I was talking with my friend (and frequent guest-poster) Betsy recently about Tim Ferriss’ new book The 4-Hour Body: An Uncommon Guide to Rapid Fat-Loss, Incredible Sex, and Becoming Superhuman. One thing he advocates is sticking to a “slow carb” diet 6 days/week and eating whatever you want one day per week – a cheat day, basically. A woman who had great success on his slow carb diet kept a notebook with her throughout the week, and every time she craved a particular food, she wrote it down. Come Saturday, she could have anything she wanted from that list.
I mentioned this to Betsy because I liked the idea of recording my cravings, knowing I could give in to them if I still wanted to on Saturday. Betsy wisely voiced a concern that this method might create a mindset of deprivation, which as we all know, can be the death knell for any diet. Here is my response:
Your thoughts about whether the once a week “cheat” day is creating a mindset of deprivation are good ones. I don’t know if that is how the once per week thing would make me feel. The reason given in the Ferriss book for doing it that way is that you eat a particular way the rest of the week and then shock your body with a higher calorie day, and in his tests, that has allowed people to lose weight and/or maintain an optimal body weight without TOTALLY cutting out the foods they love.
I think part of why I’m intrigued with the book (and with the Paleo diet, too) is that I am looking for something that will be EASY for me once I reach my goal weight. I do not want to count calories (or points or anything else, for that matter) for the rest of my life. I want to maintain a healthy body weight without having to think about it ALL. THE. TIME. So the 4-Hour Body “diet” is attractive, as is the Paleo method of eating, in that many people have had success at maintenance on those diets without counting everything/anything.
That being said, I realize that part of why I’m casting around for something like that is that I am scared to trust my body. Or, more accurately, I doubt my ability to trust my BODY instead of letting my MIND (as per your post yesterday) overrule my body in the choices I make.
In other words, now that I have found a weight LOSS method that works for me, I know I will reach my goal weight. Whether that is in 2 months or 2 years doesn’t really matter to me anymore. What matters is figuring out, along with the weight LOSS, the healthiest way for me to maintain that weight loss once I reach goal. Whatever “goal” is. (As with you, I am divorcing “goal” from a number on the scale more and more, partly because I have no idea how 140 or 160 or 180 will look and feel on my body.)
But I digress.
So, is it a “bad” thing that I am looking for a “method” of maintenance other than simply eating intuitively and trusting my body? I read a blog post the other day that took issue with the whole intuitive eating idea. Her thought? Evolutionarily we are “programmed” to eat as much as we can when we can because of the historic scarcity (or feast & famine) nature of our food sources. So is it realistic to expect that we can reprogram our brain, which has been programmed for centuries to feast when the opportunity exists, NOT to feast and to instead eat only what we need in that moment? I don’t know the answer to any of this.
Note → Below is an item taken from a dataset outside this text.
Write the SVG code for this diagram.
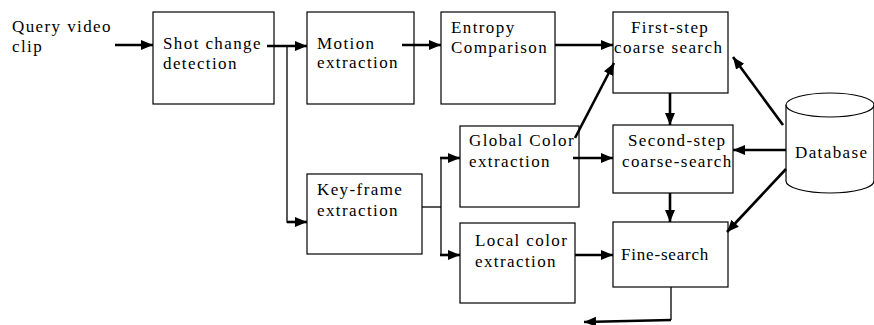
<svg xmlns="http://www.w3.org/2000/svg" width="874" height="325" viewBox="0 0 874 325">
<style>
.box{fill:#fff;stroke:#000;stroke-width:1.2}
text{font-family:"Liberation Serif","Times New Roman",serif;font-size:17px;letter-spacing:1.4px;fill:#000}
.thick{stroke:#000;stroke-width:2.6;fill:none}
.thin{stroke:#000;stroke-width:1.3;fill:none}
</style>
<defs>
<marker id="ah" markerUnits="userSpaceOnUse" markerWidth="14" markerHeight="12" refX="12" refY="5" orient="auto">
<path d="M0,0 L12,5 L0,10 Z" fill="#000"/>
</marker>
</defs>
<g id="query-label"><text x="12" y="32">Query video</text><text x="12" y="52">clip</text></g>
<g id="shot-change"><rect class="box" x="153" y="12" width="121" height="92"/><text x="163" y="49">Shot change</text><text x="163" y="69">detection</text></g>
<g id="motion"><rect class="box" x="307" y="12" width="107" height="92"/><text x="317" y="49">Motion</text><text x="317" y="68">extraction</text></g>
<g id="entropy"><rect class="box" x="441" y="12" width="114" height="92"/><text x="451" y="33">Entropy</text><text x="451" y="53">Comparison</text></g>
<g id="first-step"><rect class="box" x="613" y="12" width="115" height="81"/><text x="631" y="33">First-step</text><text x="614" y="53">coarse search</text></g>
<g id="key-frame"><rect class="box" x="307" y="174" width="115" height="80"/><text x="317" y="195">Key-frame</text><text x="317" y="216">extraction</text></g>
<g id="global-color"><rect class="box" x="460" y="126" width="119" height="81"/><text x="469" y="146">Global Color</text><text x="469" y="167">extraction</text></g>
<g id="local-color"><rect class="box" x="460" y="223" width="115" height="80"/><text x="475" y="246">Local color</text><text x="475" y="267">extraction</text></g>
<g id="second-step"><rect class="box" x="613" y="125" width="120" height="68"/><text x="628" y="146">Second-step</text><text x="622" y="167">coarse-search</text></g>
<g id="fine-search"><rect class="box" x="613" y="222" width="115" height="65"/><text x="621" y="260" style="letter-spacing:0.8px">Fine-search</text></g>
<g id="database">
<path d="M786,105 L786,181 A44,12 0 0 0 874,181 L874,105" fill="#fff" stroke="#000" stroke-width="1.2"/>
<ellipse cx="830" cy="105" rx="44" ry="12" fill="#fff" stroke="#000" stroke-width="1.2"/>
<text x="795" y="158">Database</text>
</g>
<g id="connectors">
<line class="thick" x1="115" y1="45" x2="153" y2="45" marker-end="url(#ah)"/>
<line class="thick" x1="267" y1="46" x2="307" y2="46" marker-end="url(#ah)"/>
<polyline class="thin" points="287,46 287,222 296,222"/>
<line class="thick" x1="287" y1="222" x2="307" y2="222" marker-end="url(#ah)"/>
<line class="thick" x1="402" y1="45" x2="441" y2="45" marker-end="url(#ah)"/>
<line class="thick" x1="555" y1="45" x2="613" y2="45" marker-end="url(#ah)"/>
<polyline class="thin" points="422,207 441,207"/>
<line class="thin" x1="441" y1="158" x2="441" y2="255"/>
<line class="thick" x1="440" y1="158" x2="460" y2="158" marker-end="url(#ah)"/>
<line class="thick" x1="440" y1="255" x2="460" y2="255" marker-end="url(#ah)"/>
<line class="thick" x1="575" y1="138" x2="614" y2="63" marker-end="url(#ah)"/>
<line class="thick" x1="573" y1="158" x2="613" y2="158" marker-end="url(#ah)"/>
<line class="thick" x1="575" y1="255" x2="613" y2="255" marker-end="url(#ah)"/>
<line class="thick" x1="670" y1="93" x2="670" y2="125" marker-end="url(#ah)"/>
<line class="thick" x1="670" y1="193" x2="670" y2="222" marker-end="url(#ah)"/>
<line class="thick" x1="783" y1="125" x2="733" y2="57" marker-end="url(#ah)"/>
<line class="thick" x1="786" y1="150" x2="733" y2="150" marker-end="url(#ah)"/>
<line class="thick" x1="786" y1="169" x2="727" y2="232" marker-end="url(#ah)"/>
<polyline class="thin" points="671,287 671,320"/>
<line class="thick" x1="671" y1="320" x2="584" y2="322" marker-end="url(#ah)"/>
</g>
</svg>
I guess what I AM learning is that I can’t rely on other peoples’ experiences, opinions, and ideas to craft a strategy that works for me. As MizFit says often, I am the best expert on my body. And while it is VALUABLE and good to learn from others, at the end of the day I have to trust MYSELF to choose that which is good and healthy and right for my body.
Some days? That just feels like a big effing responsibility. And the part that scares me is that I have spent the last 16 years of my life “failing” in this responsibility, so learning to trust myself again is really, really hard. And did I mention it’s scary?!
So yeah. That’s where I’m at.
Honestly? I don’t really have anything to add to this post. I wrote this straight from my heart and mind onto the screen. It’s a really honest look at part of what I’m grappling with right now. And in the spirit of my post yesterday about being thankful, I am…I am actually thankful that this is what I’m struggling with right now. Because one of the alternatives is that I could still be stuck in my analysis paralysis, stuck in my old habits, stuck in feeling helpless, “stuck” at 250+ pounds with no real, genuine hope of ever losing it.
That being said, I am realizing that a large part of the “work” I have to do to reach my goal weight and maintain it remains to be done. There are no “easy” answers. There isn’t one thing that works for all of us. And that’s not a revelation, really. Just something I am realizing anew. And I am embracing it. I remain committed to doing what it takes, for me, to achieve and maintain a healthy weight.
And I’m going to share the process with all of you, because you help me. You challenge me. You love me. You get me. And maybe, just maybe, this will help someone else out there.